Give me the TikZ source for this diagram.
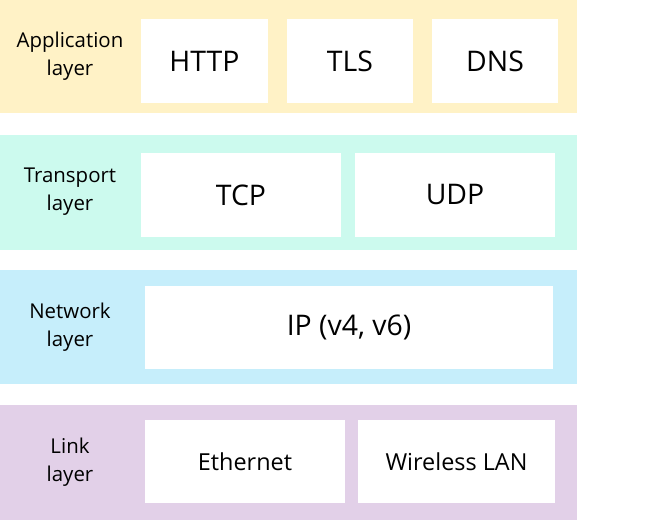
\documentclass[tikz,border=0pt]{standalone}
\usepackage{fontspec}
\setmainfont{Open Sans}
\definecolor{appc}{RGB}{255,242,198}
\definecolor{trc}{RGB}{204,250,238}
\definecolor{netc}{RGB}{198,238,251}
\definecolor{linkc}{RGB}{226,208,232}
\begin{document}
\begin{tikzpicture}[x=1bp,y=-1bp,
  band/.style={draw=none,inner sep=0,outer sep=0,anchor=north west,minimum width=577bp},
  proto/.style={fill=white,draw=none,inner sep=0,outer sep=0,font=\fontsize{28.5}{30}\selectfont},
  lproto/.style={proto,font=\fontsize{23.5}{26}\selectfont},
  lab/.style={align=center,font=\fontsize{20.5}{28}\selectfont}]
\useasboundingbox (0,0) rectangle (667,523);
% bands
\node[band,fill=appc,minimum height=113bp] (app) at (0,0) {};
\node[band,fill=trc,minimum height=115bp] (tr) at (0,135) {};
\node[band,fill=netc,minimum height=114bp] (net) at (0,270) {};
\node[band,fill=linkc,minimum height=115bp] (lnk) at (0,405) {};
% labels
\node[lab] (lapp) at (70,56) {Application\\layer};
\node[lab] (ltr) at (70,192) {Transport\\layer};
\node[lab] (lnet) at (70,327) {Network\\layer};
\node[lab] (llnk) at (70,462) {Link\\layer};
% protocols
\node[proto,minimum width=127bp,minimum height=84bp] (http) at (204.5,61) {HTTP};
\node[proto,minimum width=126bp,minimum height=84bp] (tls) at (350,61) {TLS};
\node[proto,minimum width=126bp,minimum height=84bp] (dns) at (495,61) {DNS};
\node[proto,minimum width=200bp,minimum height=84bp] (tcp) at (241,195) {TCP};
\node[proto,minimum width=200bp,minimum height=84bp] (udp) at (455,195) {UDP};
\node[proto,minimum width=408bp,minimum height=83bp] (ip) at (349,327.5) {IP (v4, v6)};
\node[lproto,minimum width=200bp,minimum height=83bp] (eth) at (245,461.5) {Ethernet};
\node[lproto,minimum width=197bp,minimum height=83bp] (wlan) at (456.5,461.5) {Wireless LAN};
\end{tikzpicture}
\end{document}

☆ ☆ ☆ ☆ ☆

▶ DIRECTIONS: Omit the pictures and reproduce the listing exactly.

▶ SOLVED EXERCISE:
Give me the TikZ source for this diagram.
\documentclass[tikz,border=0pt]{standalone}
\usepackage{fontspec}
\setmainfont{Open Sans}
\definecolor{appc}{RGB}{255,242,198}
\definecolor{trc}{RGB}{204,250,238}
\definecolor{netc}{RGB}{198,238,251}
\definecolor{linkc}{RGB}{226,208,232}
\begin{document}
\begin{tikzpicture}[x=1bp,y=-1bp,
  band/.style={draw=none,inner sep=0,outer sep=0,anchor=north west,minimum width=577bp},
  proto/.style={fill=white,draw=none,inner sep=0,outer sep=0,font=\fontsize{28.5}{30}\selectfont},
  lproto/.style={proto,font=\fontsize{23.5}{26}\selectfont},
  lab/.style={align=center,font=\fontsize{20.5}{28}\selectfont}]
\useasboundingbox (0,0) rectangle (667,523);
% bands
\node[band,fill=appc,minimum height=113bp] (app) at (0,0) {};
\node[band,fill=trc,minimum height=115bp] (tr) at (0,135) {};
\node[band,fill=netc,minimum height=114bp] (net) at (0,270) {};
\node[band,fill=linkc,minimum height=115bp] (lnk) at (0,405) {};
% labels
\node[lab] (lapp) at (70,56) {Application\\layer};
\node[lab] (ltr) at (70,192) {Transport\\layer};
\node[lab] (lnet) at (70,327) {Network\\layer};
\node[lab] (llnk) at (70,462) {Link\\layer};
% protocols
\node[proto,minimum width=127bp,minimum height=84bp] (http) at (204.5,61) {HTTP};
\node[proto,minimum width=126bp,minimum height=84bp] (tls) at (350,61) {TLS};
\node[proto,minimum width=126bp,minimum height=84bp] (dns) at (495,61) {DNS};
\node[proto,minimum width=200bp,minimum height=84bp] (tcp) at (241,195) {TCP};
\node[proto,minimum width=200bp,minimum height=84bp] (udp) at (455,195) {UDP};
\node[proto,minimum width=408bp,minimum height=83bp] (ip) at (349,327.5) {IP (v4, v6)};
\node[lproto,minimum width=200bp,minimum height=83bp] (eth) at (245,461.5) {Ethernet};
\node[lproto,minimum width=197bp,minimum height=83bp] (wlan) at (456.5,461.5) {Wireless LAN};
\end{tikzpicture}
\end{document}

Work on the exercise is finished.